April 14, 2009 at 1:17 am (By Miles Lascaux)

My eyes say their prayers to her and sailors ring her bell, the way a moth mistakes a light bulb for the moon and goes to hell.” [Tom Waits]

Now I think I know what it is about the Moon.

All the other planets have satellites. Most have many: little rat-rocks that chase their tails around a gas giant — it’s not the same. We have something big and bright and near that draws up our tides and our yearnings in the night. So big some wise heads call us two a double planet.

What we have is no captive asteroid. We have a lover, a subtle companion, a Scheherazade made of myth and green cheese and howling dogs and valentines. For all we know she raised us: Tidal pools where the rock-wash baked in the young Sun sprouted life on Earth.

To the eggheads, the Moon’s a problem. It’s all a problem to scientists. The Moon is not like the Earth: It lacks the iron. Therefore our Moon couldn’t have congealed out of the cosmic muck like we did.

They cracked their heads against it and sicced their big computers on it, and they’re getting close to an answer. Heartlessly knocking off all the other theories and models like “American Idol” contestants till they get an answer that fits.

The Moon got pulled out of us. Like a rib, while we slept unborn. It got bashed out of us by a shadow planet. Lilith, passionate and unstable, a firstlove almost big enough to be our twin. A dark Mars that could not share space with us and had noplace else to go.

“A dark, lifeless object less than half as massive as Earth careens around a newborn Sun. It is one of many planet-sized bodies hoping for a long career. But its orbit is shaky. It’s future grim. It is a character actor on the grand stage of the solar system, a player of great ultimate consequence but one destined to never see its name in lights.”

She fell into us and shattered. And what was torn out of us when she died, and what she dissolved into in her Götterdämmerung, in a year, maybe a hundred years — a teary eye-blink in the history of time — became the Moon in the night.

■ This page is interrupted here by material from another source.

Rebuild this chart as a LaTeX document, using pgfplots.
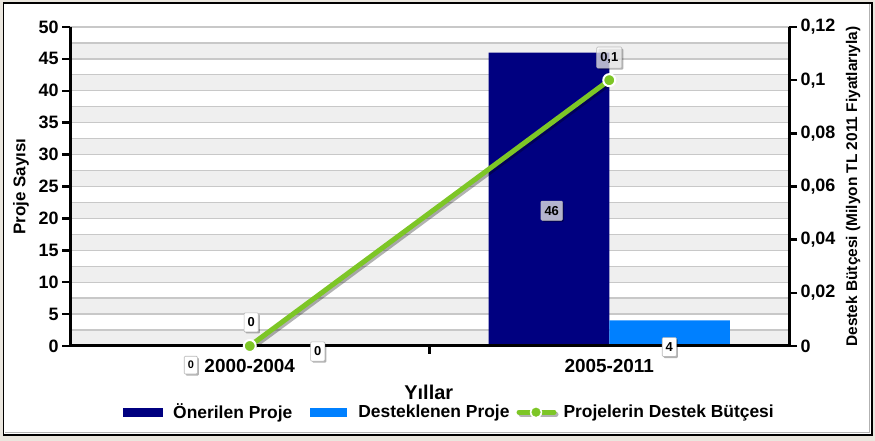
\documentclass[border=0pt]{standalone}
\usepackage{pgfplots}
\pgfplotsset{compat=1.18}
\usepackage{fontspec}
\setmainfont{Liberation Sans}
\usetikzlibrary{shadows}
\definecolor{navyb}{RGB}{0,0,128}
\definecolor{lblue}{RGB}{0,128,255}
\definecolor{lgreen}{RGB}{125,198,38}
\definecolor{beige}{RGB}{234,230,222}
\definecolor{band}{RGB}{239,239,239}
\definecolor{gridc}{RGB}{200,200,200}
\tikzset{dl/.style={fill=white, draw=gray!55, line width=0.6bp, inner xsep=3.5bp, inner ysep=5bp,
  font=\bfseries\fontsize{13}{13}\selectfont, rounded corners=1bp,
  drop shadow={shadow xshift=1.5bp, shadow yshift=-1.5bp, opacity=0.3, fill=black}}}
\begin{document}
\begin{tikzpicture}[x=1bp,y=1bp]
\fill[beige] (0,0) rectangle (875,441);
\fill[white] (3.5,6) rectangle (872,438);
\draw[gray!60, line width=1.5] (869.5,437) -- (869.5,8.5) -- (4.5,8.5);
\draw[black, line width=2] (3.5,6) rectangle (872,438);
\useasboundingbox (0,0) rectangle (875,441);
\begin{axis}[at={(70bp,95bp)}, anchor=south west, scale only axis,
  width=719bp, height=319bp,
  xmin=-0.5, xmax=1.5, ymin=0, ymax=50,
  axis on top,
  axis x line*=bottom, axis y line*=left,
  axis line style={line width=3bp, black, -},
  tick align=outside, major tick length=8bp,
  tick style={line width=2.5bp, black},
  /pgf/number format/assume math mode=true,
  xtick={0.5}, xticklabels={},
  extra x ticks={0,1}, extra x tick labels={2000-2004,2005-2011},
  extra x tick style={major tick length=0pt, xticklabel style={font=\bfseries\fontsize{19}{19}\selectfont, anchor=base, yshift=-27bp}},
  ytick={0,5,...,50},
  yticklabel style={font=\bfseries\fontsize{18}{18}\selectfont},
  xlabel={Yıllar},
  xlabel style={font=\bfseries\fontsize{20}{20}\selectfont, at={(axis description cs:0.499,-0.146)}, anchor=center},
  ylabel={Proje Sayısı},
  ylabel style={font=\bfseries\fontsize{17}{17}\selectfont, at={(axis description cs:-0.0682,0.5)}, anchor=center},
  legend columns=3,
  legend cell align=left,
  legend style={at={(axis description cs:0.0737,-0.2075)}, anchor=west, draw=none, fill=none,
    inner sep=0pt,
    font=\bfseries\fontsize{17.5}{20}\selectfont,
    nodes={inner sep=0pt},
    /tikz/column 1/.style={column sep=10bp},
    /tikz/column 2/.style={column sep=18bp},
    /tikz/column 3/.style={column sep=11bp},
    /tikz/column 4/.style={column sep=7bp},
    /tikz/column 5/.style={column sep=5bp}},
]
\fill[band] (axis cs:-0.5,0) rectangle (axis cs:1.5,2.5);
\fill[band] (axis cs:-0.5,5) rectangle (axis cs:1.5,7.5);
\fill[band] (axis cs:-0.5,10) rectangle (axis cs:1.5,12.5);
\fill[band] (axis cs:-0.5,15) rectangle (axis cs:1.5,17.5);
\fill[band] (axis cs:-0.5,20) rectangle (axis cs:1.5,22.5);
\fill[band] (axis cs:-0.5,25) rectangle (axis cs:1.5,27.5);
\fill[band] (axis cs:-0.5,30) rectangle (axis cs:1.5,32.5);
\fill[band] (axis cs:-0.5,35) rectangle (axis cs:1.5,37.5);
\fill[band] (axis cs:-0.5,40) rectangle (axis cs:1.5,42.5);
\fill[band] (axis cs:-0.5,45) rectangle (axis cs:1.5,47.5);
\pgfplotsinvokeforeach{2.5,5,...,50}{\draw[gridc, line width=1.3bp] (axis cs:-0.5,#1) -- (axis cs:1.5,#1);}
\addplot[ybar, bar width=120.7bp, bar shift=-60.35bp, fill=navyb, draw=none,
  legend image code/.code={\fill[navyb] (0bp,-4.5bp) rectangle (40bp,4.5bp);}]
  coordinates {(0,0) (1,46)};
\addlegendentry{Önerilen Proje}
\addplot[ybar, bar width=120.7bp, bar shift=60.35bp, fill=lblue, draw=none,
  legend image code/.code={\fill[lblue] (0bp,-4.5bp) rectangle (37bp,4.5bp);}]
  coordinates {(0,0) (1,4)};
\addlegendentry{Desteklenen Proje}
\addlegendimage{legend image code/.code={
  \draw[black, opacity=0.3, line width=5bp, line cap=round] (2bp,-2bp) -- (37bp,-2bp);
  \draw[lgreen, line width=5bp, line cap=round] (0bp,0bp) -- (35bp,0bp);
  \fill[white] (17bp,0bp) circle (6bp);
  \fill[lgreen] (17bp,0bp) circle (4.3bp);}}
\addlegendentry{Projelerin Destek Bütçesi}
\end{axis}
\begin{axis}[at={(70bp,95bp)}, anchor=south west, scale only axis,
  width=719bp, height=319bp,
  xmin=-0.5, xmax=1.5, ymin=0, ymax=0.12,
  axis x line=none, axis y line*=right,
  axis line style={line width=3bp, black, -},
  tick align=outside, major tick length=8bp,
  tick style={line width=2.5bp, black},
  ytick={0,0.02,0.04,0.06,0.08,0.1,0.12},
  /pgf/number format/assume math mode=true,
  yticklabel style={font=\bfseries\fontsize{18}{18}\selectfont, /pgf/number format/.cd, fixed, precision=2, use comma},
  ylabel={Destek Bütçesi (Milyon TL 2011 Fiyatlarıyla)},
  ylabel style={font=\bfseries\fontsize{15.5}{15.5}\selectfont, at={(axis description cs:1.089,0.5)}, anchor=center},
  clip=false,
]
\addplot[black, opacity=0.3, line width=5bp, xshift=2bp, yshift=-2bp, forget plot] coordinates {(0,0) (1,0.1)};
\addplot[lgreen, line width=5bp, mark=*, mark size=6bp, mark options={fill=lgreen, draw=white, line width=2bp}] coordinates {(0,0) (1,0.1)};
\node[dl, font=\bfseries\fontsize{11}{11}\selectfont] at (axis cs:-0.164,-0.0072) {0};
\node[dl] at (axis cs:0.189,-0.00206) {0};
\node[dl] at (axis cs:0.004,0.00888) {0};
\node[dl, fill opacity=0.7, text opacity=1] at (axis cs:0.840,0.0509) {46};
\node[dl] at (axis cs:1.167,-0.0004) {4};
\node[dl, fill opacity=0.7, text opacity=1] at (axis cs:1.0,0.1085) {0,1};
\end{axis}
\end{tikzpicture}
\end{document}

The Moon hangs guilty and sullen in our sky. We are two, the plodding, stable Earth and her, but there is a third, sensed and gone, and she, too, is in our eyes when we stare up and in the moon’s face when it looks blankly back down on our cheating nights.

Even scientists feel for her. They gave her a name, Theia, which I don’t think is the right name but it will have to do.

They, being scientists, want to look for bits of Theia in the corners of the sky, behind the old armoires of heaven, where the dust collects for years. Maybe they’ll find a girl’s diary, full of tears.

“Computer models show that Theia could have grown large enough to produce the moon if it formed in the L4 or L5 [Lagrangian] regions, where the balance of forces allowed enough material to accumulate,” Kaiser said. “Later, Theia would have been nudged out of L4 or L5 by the increasing gravity of other developing planets like Venus and sent on a collision course with Earth.”

Venus, of course. Who else?

It would be better if we hadn’t known. Now there always will be the shadow between us. These scars, years after the horrible crash we cannot remember, still twitch. It’s not our Moon anymore. It’s not the Earth we thought it was.

“His soul had approached that region where dwell the vast hosts of the dead. He was conscious of, but could not apprehend, their wayward and flickering existence. His own identity was fading out into a grey impalpable world: the solid world itself, which these dead had one time reared and lived in, was dissolving and dwindling.”